The ex-Secret Service agent recounted a particularly difficult incident involving the former first lady, which is just one of the many “certain kinds of disparagement that none of her predecessors ever faced.”

“I was on her protective detail when we were driving to a school to deliver a speech; we passed someone on a bridge holding up a shockingly racist sign directed at her. I remember feeling outraged — after all, it was part of our job to protect the first family mentally as well as physically. But if the first lady saw the sign, she gave no indication of it. We arrived at the school and she walked out with her head held high, ready to inspire all of the students eagerly waiting for her,” wrote Poumpouras of the extremely strong former first lady.

Poumpouras also detailed how difficult it was for her to sit and watch the Obamas get treated abhorrently without being able to do anything about it.

Inspiring Greek-American

As a Secret Service agent for over 12 years, Poumpouras has a lot of experience with high stakes protection services. She served on the Secret Service’s Presidential Protective Division for President Barack Obama and First Lady Michelle Obama, and has also protected presidents George W. Bush, William J. Clinton, and George H.W. Bush.

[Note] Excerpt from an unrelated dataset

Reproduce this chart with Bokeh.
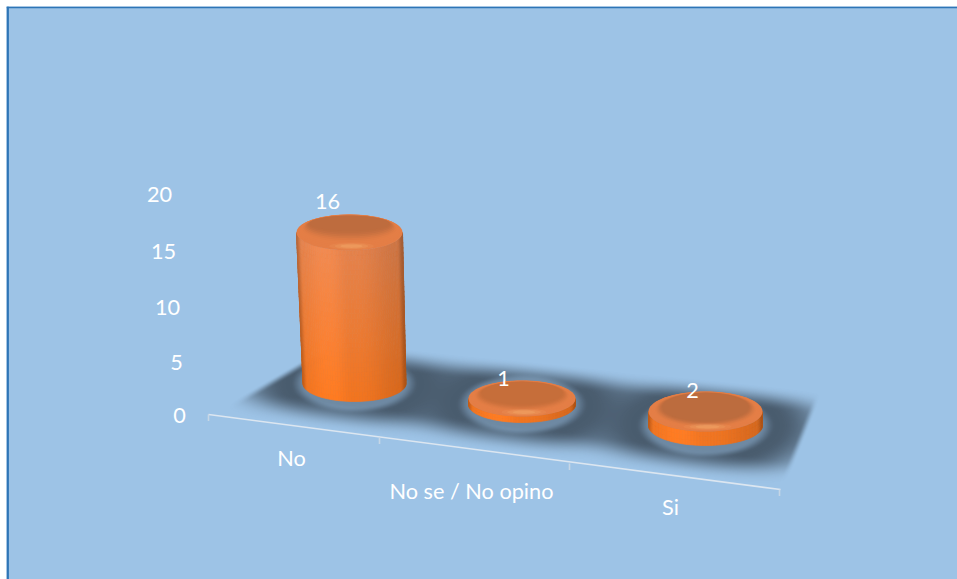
import numpy as np
from bokeh.plotting import figure
from bokeh.models import Range1d
from bokeh.core.properties import value
from bokeh.embed import file_html
from bokeh.resources import INLINE

categories = ["No", "No se / No opino", "Si"]
values = [16, 1, 2]
y_ticks = [0, 5, 10, 15, 20]

# ---- layout (screen pixels of the picture)
W, H = 951, 573
OX, OY = 6, 6
BG = "#9dc3e6"
base_cx = [354, 521.5, 705]
base_cy = [383, 404, 425]
base_a = [51.5, 53.5, 57]
top_a = [53, 53.5, 57]
top_lean = [-5, 0, 0]
ell_b = [18, 18, 20]
inner_b = [0.42, 0.62, 0.7]
px_per_unit = [9.44, 6.0, 7.0]
label_dx = [-27, -18.5, -13]
label_gap = [13, 2, 1]
cat_pos = [(291, 457), (471, 490), (670, 506)]
tick_x = [179, 176, 167, 163, 159]
tick_y = [415, 362, 307, 251, 194]
axis_a, axis_b = (208, 414), (780, 489)
axis_ticks = [(208, 414), (379, 437), (569, 463), (779, 489)]

def X(x):
    return np.asarray(x, dtype=float) - OX
def Y(y):
    return H - (np.asarray(y, dtype=float) - OY)

p = figure(width=W, height=H, output_backend="svg", toolbar_location=None,
           x_range=Range1d(0, W), y_range=Range1d(0, H), min_border=0,
           background_fill_color=BG, border_fill_color=BG, outline_line_color=None)
p.axis.visible = False
p.grid.visible = False
p.styles = {"margin-left": "6px", "margin-top": "6px"}

# ---- chart frame: top and left edges only
p.line(X([6, 6 + W]), Y([6.8, 6.8]), line_color="#2e75b6", line_width=1.8)
p.line(X([7.2, 7.2]), Y([6, 6 + H]), line_color="#2e75b6", line_width=2.4)

# ---- soft floor shadow
x0, x1, y0, y1 = 200, 830, 335, 500
gx, gy = np.meshgrid(np.arange(x0, x1) + 0.5, np.arange(y0, y1) + 0.5)

def smooth(t):
    t = np.clip(t, 0, 1)
    return t * t * (3 - 2 * t)

clear = np.ones_like(gx)
halo = np.ones_like(gx)
for cx, cy, a, b in zip(base_cx, base_cy, base_a, ell_b):
    dist = np.sqrt((gx - cx) ** 2 + ((gy - cy) * 2.1) ** 2) - a
    clear *= smooth((dist - 16) / 76)
    halo *= 0.56 + 0.44 * smooth((dist + 2) / 15)
outer = 1 - clear

mask = smooth((((305 - 212) * (gy - 412) + 54 * (gx - 212)) / np.hypot(93, 54)) / 8)
mask = mask * smooth(((513 * (gy - 338) - 52 * (gx - 305)) / np.hypot(513, 52)) / 24)
mask = mask * smooth((-(86 * (gx - 786) + 34 * (gy - 484)) / np.hypot(34, 86)) / 8)
mask = mask * smooth(((572 * (414 - gy) + 75 * (gx - 208)) / np.hypot(572, 75)) / 30)

alpha = np.clip(0.90 * outer * halo * mask, 0, 1)
img = np.zeros(gx.shape + (4,), dtype=np.uint8)
img[..., 0] = 64
img[..., 1] = 80
img[..., 2] = 96
img[..., 3] = (alpha * 255).astype(np.uint8)
rgba = img[::-1].view(dtype=np.uint32).reshape(gx.shape)
p.image_rgba(image=[rgba], x=[float(X(x0))], y=[float(Y(y1))], dw=[x1 - x0], dh=[y1 - y0])

# ---- axis line and ticks
p.line(X([axis_a[0], axis_b[0]]), Y([axis_a[1], axis_b[1]]), line_color="#dce6f0", line_width=1.6)
for tx, ty in axis_ticks:
    p.line(X([tx, tx]), Y([ty, ty + 6.5]), line_color="#c6d6e6", line_width=1.6)

# ---- cylinders
def hexc(rgb):
    return "#%02x%02x%02x" % tuple(int(np.clip(round(c), 0, 255)) for c in rgb)

def lerp(a, b, t):
    return np.array(a, float) * (1 - t) + np.array(b, float) * t

def ell(cx, cy, a, b, n=72):
    th = np.linspace(0, 2 * np.pi, n, endpoint=False)
    return X(cx + a * np.cos(th)), Y(cy + b * np.sin(th))

xs, ys, cols = [], [], []
for v, cx, cy, a0, a1, lean, b, k in zip(values, base_cx, base_cy, base_a, top_a, top_lean, ell_b, px_per_unit):
    h = v * k
    nr = max(2, int(np.ceil(h / 5)))
    nc = 60
    th = np.linspace(np.pi, 0, nc + 1)
    for r in range(nr):
        t0, t1 = r / nr, (r + 1) / nr
        tm = (t0 + t1) / 2
        for c in range(nc):
            pts = []
            for (t, q) in ((t0, th[c]), (t0, th[c + 1]), (t1, th[c + 1]), (t1, th[c])):
                a = a0 + (a1 - a0) * t
                pts.append((cx + lean * t + a * np.cos(q), cy - h * t + b * np.sin(q)))
            pts = np.array(pts)
            u = np.cos((th[c] + th[c + 1]) / 2)
            tall = float(smooth(np.array(h / 120.0)))
            base = lerp((242, 116, 30), (228, 130, 76), tm * tall + (1 - tall) * 0.05)
            shade = 0.80 + 0.20 * smooth((1 - abs(u)) / 0.10)
            if u < 0:
                shade *= 1.0 + 0.06 * smooth((u + 1) / 0.5) * smooth(-u / 0.4)
            else:
                shade *= 1.0 - 0.10 * smooth((u - 0.1) / 0.85)
            xs.append(X(pts[:, 0]).tolist())
            ys.append(Y(pts[:, 1]).tolist())
            cols.append(hexc(base * shade))
p.patches(xs, ys, fill_color=cols, line_color=cols, line_width=0.7)

# top faces
inner_col = [(190, 108, 62), (198, 110, 58), (188, 108, 62)]
for v, cx, cy, a1, lean, b, k, ic, ib in zip(values, base_cx, base_cy, top_a, top_lean, ell_b, px_per_unit, inner_col, inner_b):
    tx, ty = cx + lean, cy - v * k
    n = 12
    for i in range(n):
        f = i / (n - 1)
        aa = a1 * (1 - 0.25 * f)
        bb = b * (1 - (1 - ib) * f)
        yy = ty - (b - bb) + 1.5 * f
        col = lerp((228, 126, 70), ic, float(smooth(np.array((f - 0.35) / 0.65))))
        ex, ey = ell(tx, yy, aa, bb)
        p.patch(ex, ey, fill_color=hexc(col), line_color=None)
    for frac, al in ((1.0, 0.10), (0.75, 0.16), (0.5, 0.22)):
        ex, ey = ell(tx + 2, ty + b * 0.76, a1 * 0.42 * frac, 3.5 * frac, 40)
        p.patch(ex, ey, fill_color="#fbbf7c", fill_alpha=al, line_color=None)

# ---- texts
font = value("Lato")
FS = "21.7px"
p.text(X(tick_x), Y(tick_y), text=[str(t) for t in y_ticks], text_color="white", text_font=font,
       text_font_size=FS, text_align="center", text_baseline="middle")
p.text(X([q[0] for q in cat_pos]), Y([q[1] for q in cat_pos]), text=categories, text_color="white",
       text_font=font, text_font_size=FS, text_align="center", text_baseline="middle")
lx = [cx + d for cx, d in zip(base_cx, label_dx)]
ly = [cy - v * k - b - g for cy, v, k, b, g in zip(base_cy, values, px_per_unit, ell_b, label_gap)]
p.text(X(lx), Y(ly), text=[str(v) for v in values], text_color="white", text_font=font,
       text_font_size=FS, text_align="center", text_baseline="middle")

open("out.html", "w").write(file_html(p, INLINE))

She was also a first responder at the tragic 9/11 terror attacks and her incredible bravery and dedication to protecting everyone she could led to her being bestowed the United States Secret Service Valor Award.

Her writing “Becoming Bulletproof: Protect Yourself, Read People, Influence Situations, Live Fearlessly,” seems to have been the latest a long line of unbelievable accomplishments.

Speaking with, Poumpouras detailed how she went from being the child of Greek immigrants to being in the position of protecting Obama.

Her mother is from Kilkis, Macedonia and her father is from Mesta, Chios — but she was able to make it in the White House.

When asked how she was able to start her law enforcement journey as a criminal investigator and quickly progress to becoming an interrogator for the Secret Service’s elite polygraph unit, Poumpouras was very humble.

Poumpouras responded, “It’s hard work followed by hard work, and then more hard work. I never had a sense of entitlement that something should be handed to me, nor did I wait for anyone to give me anything. In the Greek community where I grew up, you are expected to fit into a certain role as a young woman. I never bought into the mindset that because I was a girl I could, or rather should, only do certain things. So the more I was told to “stay in that box” the more I defied it. For me it was about drive and passion. I still have it, even now transitioning into a career in television as a co-host of Bravo’s new show Spy Games and working as a multi-media journalist. If you want something you have to put in the time – and the heart.”